A potential deal that would have sent New Orleans Hornets’ Chris Paul to the Lakers, Lamar Odom to New Orleans and Pau Gasol to Houston was killed by the NBA after all the teams agreed to terms. As AP reported:

The NBA’s decision to reject a proposed trade involving All-Star guard Chris Paul set the stage for an awkward opening to training camps on Friday in New Orleans, Los Angeles and Houston.

The NBA-owned Hornets thought they had worked out a three-team deal to send Paul to Los Angeles in a deal that also would have sent Lamar Odom to New Orleans and four-time All-Star Pau Gasol to Houston.

The league, however, declined to approve the trade, meaning Paul was expected to report to Hornets camp, while Odom and Gasol were expected to show up when the Lakers opened practice under new head coach Mike Brown.

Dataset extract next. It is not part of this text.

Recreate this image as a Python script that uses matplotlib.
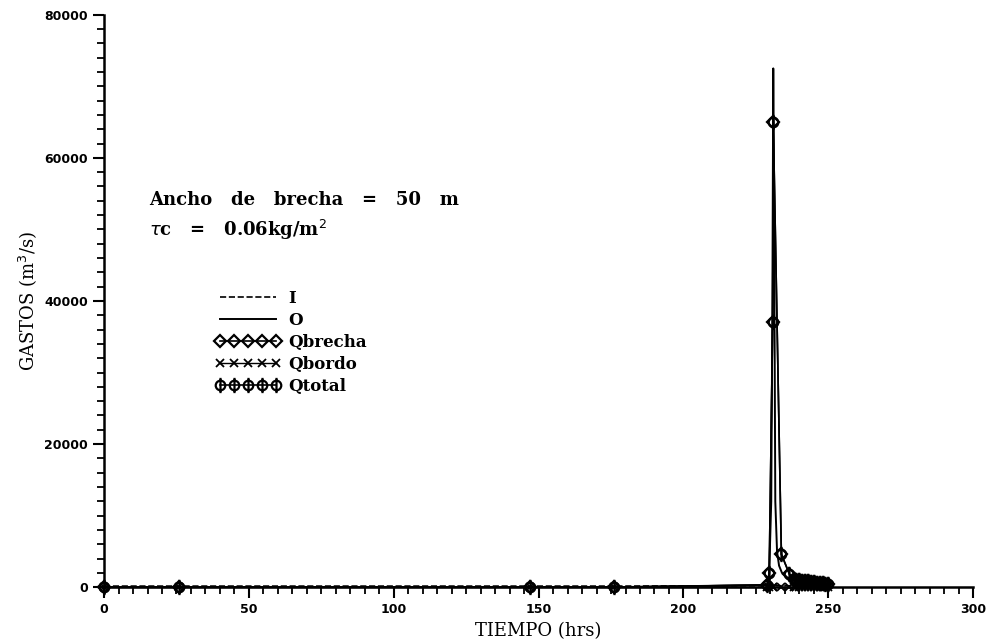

After deal fell through, Paul simply wrote, “WoW,” on his Twitter page.

Odom, too, took to Twitter to share his feelings: “When a team trades u and it doesn’t go down? Now what?”

The fallout from the trade that never was caused the NBA to deny reports that deal was nixed because a number of team owners complained about it to NBA commissioner David Stern.

“It’s not true that the owners killed the deal, the deal was never discussed at the Board of Governors meeting and the league office declined to make the trade for basketball reasons,” league spokesman Mike Bass said.

After reports that NBA commissioner David Stern had killed the deal because of owner complaints, Dan Gilbert and Mark Cuban both let their disagreement with the proposed trade be known. As Cindy Boren explained:

One owner, the Cleveland Cavs’ Dan Gilbert, in an email obtained by Yahoo, called the trade “a travesty” and urged that it go to a vote of the 29 owners of the Hornets.

He said of the big- and small-market teams : “When will we just change the name of 25 of the 30 teams to the Washington Generals?”

Yahoo says that the timestamp indicates Gilbert sent the email after the trade had been killed. He wrote, in part:

“I cannot remember ever seeing a trade where a team got by far the best player in the trade and saved over $40 million in the process. And it doesn’t appear that they would give up any draft picks, which might allow to later make a trade for Dwight Howard. (They would also get a large trade exception that would help them improve their team and/or eventually trade for Howard.) When the Lakers got Pau Gasol (at the time considered an extremely lopsided trade) they took on tens of millions in additional salary and luxury tax and they gave up a number of prospects (one in Marc Gasol, who may become a max-salary player).

“I just don’t see how we can allow this trade to happen.”

Criticisms of David Stern and the NBA came fast and furious after news of the blocked trade broke. As Lee Friedman wrote:

You have to have certain ethical and moral lines you won’t cross to please your superiors. NBA Commissioner David Stern apparently makes up his lines as he goes along.

On Thursday, Stern (who as Commissioner is the de facto owner of the league-owned New Orleans Hornets) vetoed a trade that would have sent All-Star point guard Chris Paul from the Hornets to the Lakers in a three-team deal. Paul, who will be a free agent after this season, has made it clear that he had no intention of re-signing with the team. Rather than lose him for nothing next summer, Hornets GM Dell Demps pulled the trigger on a deal. The players and draft picks the Hornets would have received in return were universally considered above fair, especially in light of the fact that when Paul left at the end of the season they would have received nothing. Frankly, it could be argued that the Lakers gave up too much to get him.

Throughout the league’s ownership of the Hornets, Demps was assured by Stern that he had a free hand to make trades and sign free agents (obviously within financial constraints). All three teams (the Rockets being the third) involved agreed to a deal after extensive negotiations whereupon Stern vetoed it for “basketball reasons” with no further explanation. It’s been widely reported that the owners (the 29 of them technically own the Hornets) complained to Stern about the deal and pushed him to veto it. The small market owners complained that this was yet another example of a star forcing his team to trade him to a larger market.

This whining is sort of ironic because we just lost almost 20 percent of the season because the owners were unhappy with the level of player movement under the old labor system. Rather than push for real changes in the system during the lockout, the owners chose to squeeze every last dollar out of the players in exchange for not making large systemic changes, about which they are now complaining. The larger market owners’ unhappiness was due to the fact that the Lakers were now acquiring one of the top point guards in the game. Essentially they didn’t like that one of their main competitors would be made better.